Tea · Brewing Method

Grandpa Style Brewing

The informal Chinese approach of adding tea leaves directly to a glass and drinking around them — no pot, no strainer

Updated by Funfactorium Editorial2 min read
Image: SneakinDeacon · CC BY-SA 2.0
In short

Grandpa style (爷爷泡茶, yéye pào chá, 'grandfather tea brewing') is an informal Chinese tea preparation method in which loose tea leaves are placed directly in a large glass or mug without any separate brewing vessel, strainer, or decanting step. Hot water is added directly to the leaves in the glass, and the drinker consumes the tea while leaves float or settle, adding more hot water as the glass empties. The style is named after the archetypal image of an elderly Chinese man drinking tea this way — a thermos of hot water nearby, leaves slowly accumulating at the bottom of the glass over hours of consumption.

Quick facts

Type
Brewing Method

How Grandpa Style Works

The grandpa style sequence is deliberately minimal: add a pinch of loose tea leaves to a glass or wide mug (5–7 grams for a 250–400 ml vessel is a common starting amount); pour in hot water at approximately 80–90°C; let the leaves settle for a minute before drinking. As the glass is consumed, more hot water is added directly — often from a thermos that maintains water at a convenient temperature throughout the day. The leaves remain in the glass throughout. More leaves may be added periodically. The essential characteristic is that there is no separate brewing vessel and no moment of complete extraction followed by separation — the tea is always in contact with the water. This produces a continuously evolving, gradually weakening infusion that starts moderately strong and becomes lighter as dilutions accumulate.

Tea Selection for Grandpa Style

The grandpa style works best with teas that do not become unpleasantly bitter with extended water contact — the continuous leaf-water contact that would over-extract a sensitive gyokuro or delicate white tea is not a problem for robust teas. Green teas particularly suited to grandpa style include: Chinese green teas with mature leaf structure (longjing, mao feng, or standard Chinese green teas); oolong teas (both Taiwanese and Chinese varieties); aged pu-erh and shou pu-erh (which actually continue to improve with extended contact in the grandpa style). Very fine, bud-only, or delicate white teas are less suited because their extraction is rapid and sensitive to temperature and contact time. The informal approach also means that exact water temperature is less critical — boiling water from a thermos that has cooled to 85–90°C naturally works acceptably for most teas.

Cultural Context and the Chinese Thermos

The grandpa style is inseparable from the Chinese thermos culture — the vacuum-insulated thermos flask (保温壶, bǎo wēn hú) is an ubiquitous object in Chinese offices, factories, universities, and public spaces.

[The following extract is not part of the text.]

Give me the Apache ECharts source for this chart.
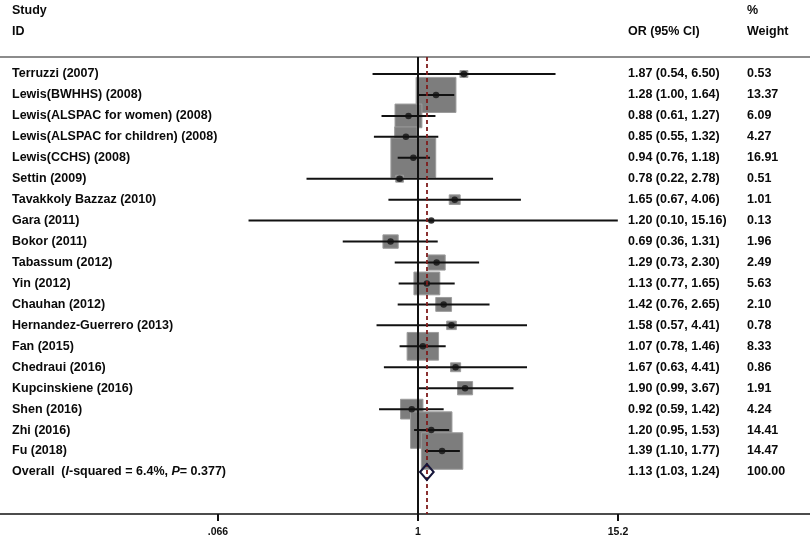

Hot water is maintained all day in the thermos, allowing continuous informal tea drinking without access to a kettle or stove. The combination of the thermos and a personal glass is the complete grandpa style setup. This approach is particularly associated with older generations and workplace environments where elaborate tea preparation is impractical. In contrast to gongfu cha (which requires focused attention, multiple vessels, and deliberate sequencing), grandpa style is the absolute opposite: maximum informality, zero protocol, minimum equipment. Both coexist within Chinese tea culture as different modes for different contexts.

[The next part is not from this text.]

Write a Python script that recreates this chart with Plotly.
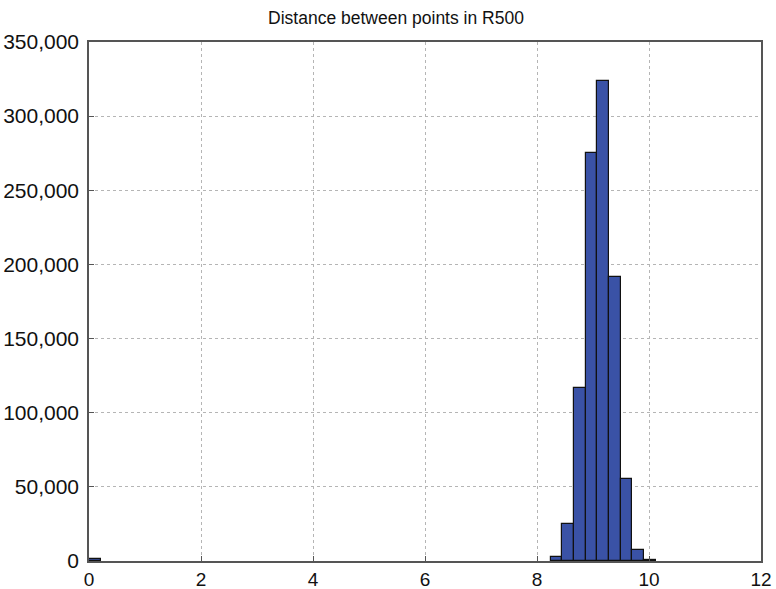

Sources & further reading (2)
  1. encyclopedia — accessed 2026-05-07
  2. specialty-reference — accessed 2026-05-07

Frequently asked questions

Won't the tea become over-extracted and bitter with grandpa style?

Potentially, with the wrong tea. Teas high in catechins that extract quickly at high temperatures (delicate Japanese green teas, fine white teas) can become bitter. However, many Chinese green teas, oolongs, and dark teas tolerate extended water contact with minimal bitterness increase — their leaf structure and chemistry produce a long, gradually weakening infusion rather than a suddenly sharp over-extraction. The continuous addition of fresh hot water also means the tea concentration is frequently diluted. Grandpa style is self-regulating in this sense: the tea becomes progressively weaker with each top-up.

How do you avoid swallowing tea leaves?

Experienced grandpa style drinkers develop an instinct for tilting the glass to drink while the leaves remain at the bottom or floating mid-glass. The leaves tend to settle with time. Large-leaf teas (longjing, mao feng) are easier to manage than small-particle teas. Some practitioners use a glass with a slight narrowing at the lip that provides a natural filter. Alternatively, the last sip is left in the glass with the accumulated leaves — the drinker drinks down to but not including the last centimetre.

Is grandpa style the same as just leaving tea in a mug?

Functionally similar, but culturally distinct. In Western tea culture, leaving a tea bag in a mug is often done for stronger extraction, then removed. Grandpa style is a deliberate continuous-infusion practice involving loose leaf tea, hot water from a thermos, and hours of casual consumption with multiple top-ups. The leaves are not removed at any point. The practice reflects a specific cultural attitude toward tea as a continuous daily companion rather than a timed beverage.